IL TEMPO (A. SERAFINI) - Cambia il vento, ma lui no. La Roma vince, Dzeko resta a secco, col morale sempre più a pezzi. Già, perché nella sua lunga e fruttuosa carriera, il bosniaco non ha mai attraversato un periodo difficile come quello vissuto negli ultimi mesi romani, vissuti nella ricerca costante di dimostrare che le cose prima o poi sarebbero tornate quelle di sempre.
Il primo successo del nuovo corso Spalletti ha probabilmente registrato il punto più basso nell’avventura giallorossa dell’attaccante, sostituito a mezz’ora dalla fine tra i fischi del settore ospite occupato dai tifosi del Frosinone e il silenzio del resto dell’Olimpico, esaltato soltanto dalla visione di capitan Totti, che scalpitando era pronto a dargli il cambio.

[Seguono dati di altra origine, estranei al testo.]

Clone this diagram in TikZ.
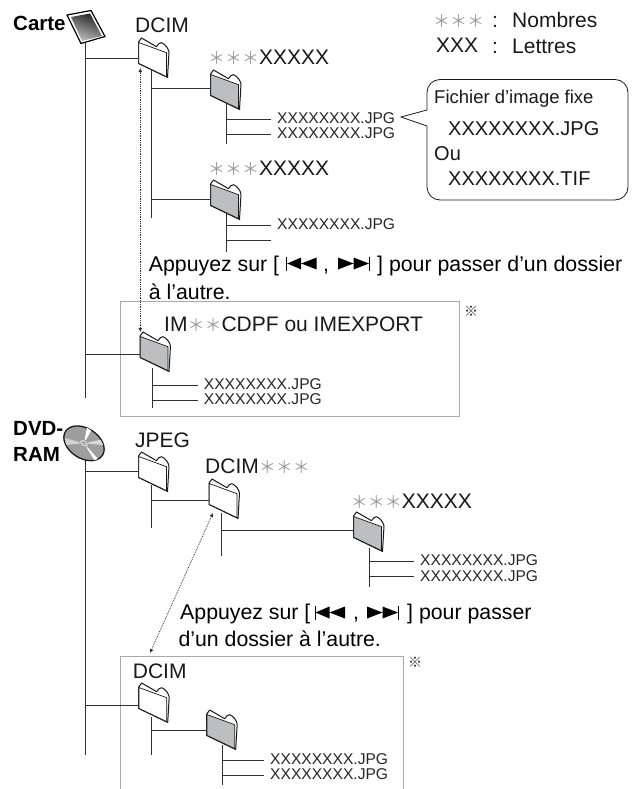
\documentclass[tikz,border=0pt]{standalone}
\usetikzlibrary{arrows.meta}
\usepackage{fontspec}
\setmainfont{Liberation Sans}
\newfontfamily\cjkf{Noto Sans CJK JP}
\newcommand{\gast}{{\cjkf\fontsize{17}{20}\selectfont\color{black!38}＊}}
\newcommand{\gastt}{\gast\gast\gast}
\definecolor{lin}{HTML}{303030}
\definecolor{fgray}{HTML}{BDBEC0}
\definecolor{boxg}{HTML}{A9A9A9}
\tikzset{
  x=1pt,y=-1pt,
  txt/.style={inner sep=0pt,anchor=base west,text=black!90,font=\fontsize{21}{24}\selectfont},
  bub/.style={txt,font=\fontsize{20}{24}\selectfont},
  msg/.style={txt,text=black,font=\fontsize{21.3}{24}\selectfont},
  bld/.style={inner sep=0pt,anchor=base west,text=black,font=\bfseries\fontsize{20.5}{24}\selectfont},
  filetxt/.style={inner ysep=0pt,inner xsep=6pt,anchor=west,text=black!85,text height=9pt,text depth=0pt,font=\fontsize{15.6}{18}\selectfont},
  conn/.style={draw=lin,line width=0.9pt},
  dots/.style={draw=lin,line width=0.8pt,densely dotted,{Latex[length=4pt,width=4pt]}-{Latex[length=4pt,width=4pt]}},
  foldbox/.style={inner sep=0pt,minimum width=0pt,minimum height=0pt,anchor=west},
  grayframe/.style={draw=boxg,line width=0.8pt},
  refmark/.style={inner sep=0pt,text=black!85,font=\cjkf\fontsize{14}{16}\selectfont},
}
% \folder{name}{x}{ytop}{ybranch}{fill}
\newcommand{\folder}[5]{%
  \begin{scope}[shift={(#2,#3)}]
    \filldraw[draw=black!90,line width=1pt,line join=round,fill=white]
      (0,0) -- (0,21.5) -- (29,35.5) -- (30.5,10)
      .. controls (30,7) and (27,2) .. (23,0.7)
      .. controls (21,0.3) and (19.5,2.5) .. (18,4.7) -- (3,-4) -- cycle;
    \filldraw[draw=black!90,line width=0.7pt,fill=#5]
      (0.2,0.5) -- (0.2,21.3) -- (28,34.6) -- (28,10.7) -- cycle;
  \end{scope}
  \node[foldbox] (#1) at (#2,#4) {};%
}
\newcommand{\skipback}[2]{%
  \begin{scope}[shift={(#1,#2)}]
    \draw[black,line width=0.7pt] (0,-1.5) -- (0,12.5);
    \fill[black] (0.5,5.5) -- (14.5,-0.5) -- (14.5,11.5) -- cycle (14.5,5.5) -- (30,-0.5) -- (30,11.5) -- cycle;
  \end{scope}}
\newcommand{\skipfwd}[2]{%
  \begin{scope}[shift={(#1,#2)}]
    \fill[black] (0,-0.5) -- (15.5,5.5) -- (0,11.5) -- cycle (15.5,-0.5) -- (31,5.5) -- (15.5,11.5) -- cycle;
    \draw[black,line width=0.7pt] (31.5,-1.5) -- (31.5,12.5);
  \end{scope}}
\begin{document}
\begin{tikzpicture}
\useasboundingbox (0,0) rectangle (637,789);
% gray frames
\draw[grayframe] (120,301.7) rectangle (459,416);
\draw[grayframe] (120,789) -- (120,656.7) -- (403,656.7) -- (403,789);
% folders
\folder{f1}{138.5}{42}{58}{white}
\folder{f2}{210.5}{74}{88}{fgray}
\folder{f3}{210.5}{184}{199}{fgray}
\folder{f4}{140}{336}{354}{fgray}
\folder{f5}{138.5}{456}{471}{white}
\folder{f6}{209}{483}{500.7}{white}
\folder{f7}{353.5}{516}{530.7}{fgray}
\folder{f8}{138.7}{687}{705}{white}
\folder{f9}{206.7}{714}{730}{fgray}
% trunk ends
\coordinate (a1) at (85.5,43);   \coordinate (a2) at (85.5,398);
\coordinate (b1) at (151,70);    \coordinate (b2) at (151,218);
\coordinate (c1) at (226,103);   \coordinate (c2) at (226,144);
\coordinate (d1) at (226,214);   \coordinate (d2) at (226,252);
\coordinate (e1) at (152.7,368); \coordinate (e2) at (152.7,408);
\coordinate (g1) at (85.5,460);  \coordinate (g2) at (85.5,755);
\coordinate (h1) at (151,485);   \coordinate (h2) at (151,528);
\coordinate (i1) at (221,513);   \coordinate (i2) at (221,555.7);
\coordinate (j1) at (369,548);   \coordinate (j2) at (369,587);
\coordinate (k1) at (151,717);   \coordinate (k2) at (151,755);
\coordinate (l1) at (222.3,745); \coordinate (l2) at (222.3,785);
\coordinate (m) at (271,240);
% file labels
\node[filetxt] (x1) at (271,119) {XXXXXXXX.JPG};
\node[filetxt] (x2) at (271,134) {XXXXXXXX.JPG};
\node[filetxt] (x3) at (271,225) {XXXXXXXX.JPG};
\node[filetxt] (x4) at (197.7,385) {XXXXXXXX.JPG};
\node[filetxt] (x5) at (197.7,400) {XXXXXXXX.JPG};
\node[filetxt] (x6) at (414,561) {XXXXXXXX.JPG};
\node[filetxt] (x7) at (414,576.7) {XXXXXXXX.JPG};
\node[filetxt] (x8) at (264,760) {XXXXXXXX.JPG};
\node[filetxt] (x9) at (264,775) {XXXXXXXX.JPG};
% connectors
\draw[conn] (a1) -- (a2);
\draw[conn] (b1) -- (b2);
\draw[conn] (c1) -- (c2);
\draw[conn] (d1) -- (d2);
\draw[conn] (e1) -- (e2);
\draw[conn] (g1) -- (g2);
\draw[conn] (h1) -- (h2);
\draw[conn] (i1) -- (i2);
\draw[conn] (j1) -- (j2);
\draw[conn] (k1) -- (k2);
\draw[conn] (l1) -- (l2);
\draw[conn] (a1 |- f1.west) -- (f1.west);
\draw[conn] (a1 |- f4.west) -- (f4.west);
\draw[conn] (b1 |- f2.west) -- (f2.west);
\draw[conn] (b1 |- f3.west) -- (f3.west);
\draw[conn] (c1 |- x1.west) -- (x1.west);
\draw[conn] (c1 |- x2.west) -- (x2.west);
\draw[conn] (d1 |- x3.west) -- (x3.west);
\draw[conn] (d1 |- m) -- (m);
\draw[conn] (e1 |- x4.west) -- (x4.west);
\draw[conn] (e1 |- x5.west) -- (x5.west);
\draw[conn] (g1 |- f5.west) -- (f5.west);
\draw[conn] (g1 |- f8.west) -- (f8.west);
\draw[conn] (h1 |- f6.west) -- (f6.west);
\draw[conn] (i1 |- f7.west) -- (f7.west);
\draw[conn] (j1 |- x6.west) -- (x6.west);
\draw[conn] (j1 |- x7.west) -- (x7.west);
\draw[conn] (k1 |- f9.west) -- (f9.west);
\draw[conn] (l1 |- x8.west) -- (x8.west);
\draw[conn] (l1 |- x9.west) -- (x9.west);
% dotted arrows
\coordinate (p1) at (140.3,68);  \coordinate (p2) at (140.3,332);
\coordinate (q1) at (213,513);   \coordinate (q2) at (150,653);
\draw[dots] (p1) -- (p2);
\draw[dots] (q1) -- (q2);
% card
\filldraw[draw=black,line width=1.2pt,line join=round,fill=white] (67,15) -- (91,10.5) -- (105,36.5) -- (81,43.5) -- cycle;
\shade[top color=black!85,bottom color=black!25,shading angle=-20] (71,17) -- (90,13.5) -- (102,36) -- (82,41) -- cycle;
% disc
\begin{scope}[shift={(84,443.3)},rotate=-33]
  \filldraw[draw=black!90,line width=1.3pt,fill=black!38] (0,0) ellipse (22 and 15);
  \fill[white] (0,0) -- (-6,-14.5) -- (-1,-14.8) -- cycle;
  \fill[white] (0,0) -- (20,5.5) -- (18,8.5) -- cycle;
  \fill[black!18] (0,0) -- (-19,6) -- (-14,11) -- cycle;
  \fill[black!15] (0,0) -- (12,-12) -- (17,-9) -- cycle;
  \filldraw[draw=black!45,line width=0.4pt,fill=black!20] (0,0) ellipse (5 and 3.4);
  \filldraw[draw=black!60,line width=0.4pt,fill=white] (0,0) ellipse (1.6 and 1.1);
\end{scope}
% callout
\draw[draw=black!90,line width=0.8pt,rounded corners=13pt] (427,126) -- (427,200) -- (628,200) -- (628,79.5) -- (427,79.5) [sharp corners] -- (427,110) -- (401,117) -- (427,126);
% labels
\node[bld] (t1) at (13,31) {Carte};
\node[bld] (t2) at (13,435) {DVD-};
\node[bld] (t3) at (13,461.7) {RAM};
\node[txt] (t4) at (135,33) {DCIM};
\node[txt] (t5) at (208,65) {\gastt XXXXX};
\node[txt] (t6) at (208,175) {\gastt XXXXX};
\node[txt] (t7) at (433,28) {\gastt};
\node[txt] (t8) at (492,28) {:};
\node[txt] (t9) at (512,28) {Nombres};
\node[txt] (t10) at (436,52.5) {XXX};
\node[txt] (t11) at (492,53.5) {:};
\node[txt] (t12) at (512,53.5) {Lettres};
\node[inner sep=0pt,anchor=base west,text=black!90,font=\fontsize{18.5}{22}\selectfont] (t13) at (434,104) {Fichier d’image fixe};
\node[bub] (t14) at (448,135.7) {XXXXXXXX.JPG};
\node[bub] (t15) at (434,160.7) {Ou};
\node[bub] (t16) at (448,185) {XXXXXXXX.TIF};
% first message
\node[msg] (u1) at (148.7,271.7) {Appuyez sur [};
\skipback{286.7}{258}
\node[msg] (u2) at (323,271.7) {,};
\skipfwd{338}{258}
\node[msg] (u3) at (377,271.7) {] pour passer d’un dossier};
\node[msg] (u4) at (148.7,299) {à l’autre.};
\node[txt] (u5) at (164,331.7) {IM\gast\gast CDPF ou IMEXPORT};
% second part
\node[txt] (v1) at (135,447) {JPEG};
\node[txt] (v2) at (205,473) {DCIM\gastt};
\node[txt] (v3) at (350.7,508) {\gastt XXXXX};
\node[msg] (v4) at (180,619.3) {Appuyez sur [};
\skipback{315}{607}
\node[msg] (v5) at (353,619.3) {,};
\skipfwd{367}{607}
\node[msg] (v6) at (407,619.3) {] pour passer};
\node[msg] (v7) at (178.3,646.7) {d’un dossier à l’autre.};
\node[txt] (v8) at (132.7,678) {DCIM};
% reference marks
\node[refmark] (w1) at (471,311) {※};
\node[refmark] (w2) at (415,662.7) {※};
\end{tikzpicture}
\end{document}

Dzeko non se ne era neanche accorto, l’ha capito soltanto quando ha sentito il suo nome pronunciato dallo speaker e dal quel momento ha iniziato lentamente a pensare di tirare dritto verso gli spogliatoi. Spalletti ha seguito la scena e prontamente lo ha invitato a raggiungerlo chiamandolo per ben due volte: una pacca sulle spalle, la richiesta di dargli il «cinque» e l’invito a sedersi in panchina proprio mentre il numero 9 veniva ripreso dalle telecamere con un’espressione che spiegava perfettamente il momento.
E se il blocco può essere eliminato soltanto con una scossa, probabilmente il tecnico ha già iniziato il percorso «riabilitativo»: «Edin – ha spiegato Spalletti – va servito meglio, ma deve migliorare molto anche lui. Non ce l’aveva con me, era solo un po’ teso perché sa che adesso non riesce a dare quello che vorrebbe».
Tra una seduta in sala video e un allenamento di scarico, ieri Dzeko ha parlato con l’allenatore: un colloquio in cui sono stati analizzati, riguardando la partita, posizioni e movimenti che potranno aiutarlo in futuro. D’altronde l’involuzione del gigante bosniaco ha intaccato anche atteggiamento e prestazioni, perché nonostante la vena realizzativa sia rimasta comunque su standard molto bassi (3 gol in campionato e 2 in ChampionsLeague), sono scomparsi via via quegli elementi che lo rendevano comunque tra i migliori in campo.
L’infortunio al ginocchio accusato lo scorso settembre contro il Carpi ha reso ancor più difficoltoso il recupero fisico, tanto che il fastidio al collaterale saltuariamente continua ad affiorare. Incidenti di percorso che non possono spiegare però la discesa di un ragazzo alla soglia dei trent’anni: dopo quel colpo di testa illusorio che stese la Juventus (unico gol su azione messo a segno in campionato) e una dedizione all’allenamento che a Trigoria non è mai passata inosservata, Dzeko è stato risucchiato dalle difficoltà generali della squadra e dalla moltitudine di errori commessi sotto porta, un mix che lo ha portato a superare inevitabilmente il livello di guardia.
Alle sue spalle ora spingono generazioni diverse, dal giovane Sadiq al rientrante Totti, il primo nella lista a contendergli naturalmente il posto. Ma non domani. Con il Sassuoloinfatti Dzeko troverà ancora una volta una maglia da titolare, sperando che arrivi presto il momento della svolta.
La media di un gol ogni 6 presenze è infatti la più bassa registrata nell’intera carriera, tanto che anche a Manchester lo scorso anno (allo stesso punto della stagione), era riuscito a risultare più efficace nella media reti/minuti giocati partendo frequentemente dalla panchina. Spalletti e la Roma sono pronti a mostrargli nuovamente fiducia, ma il tempo passa e le possibilità di errore diminuiscono. Anche per lui.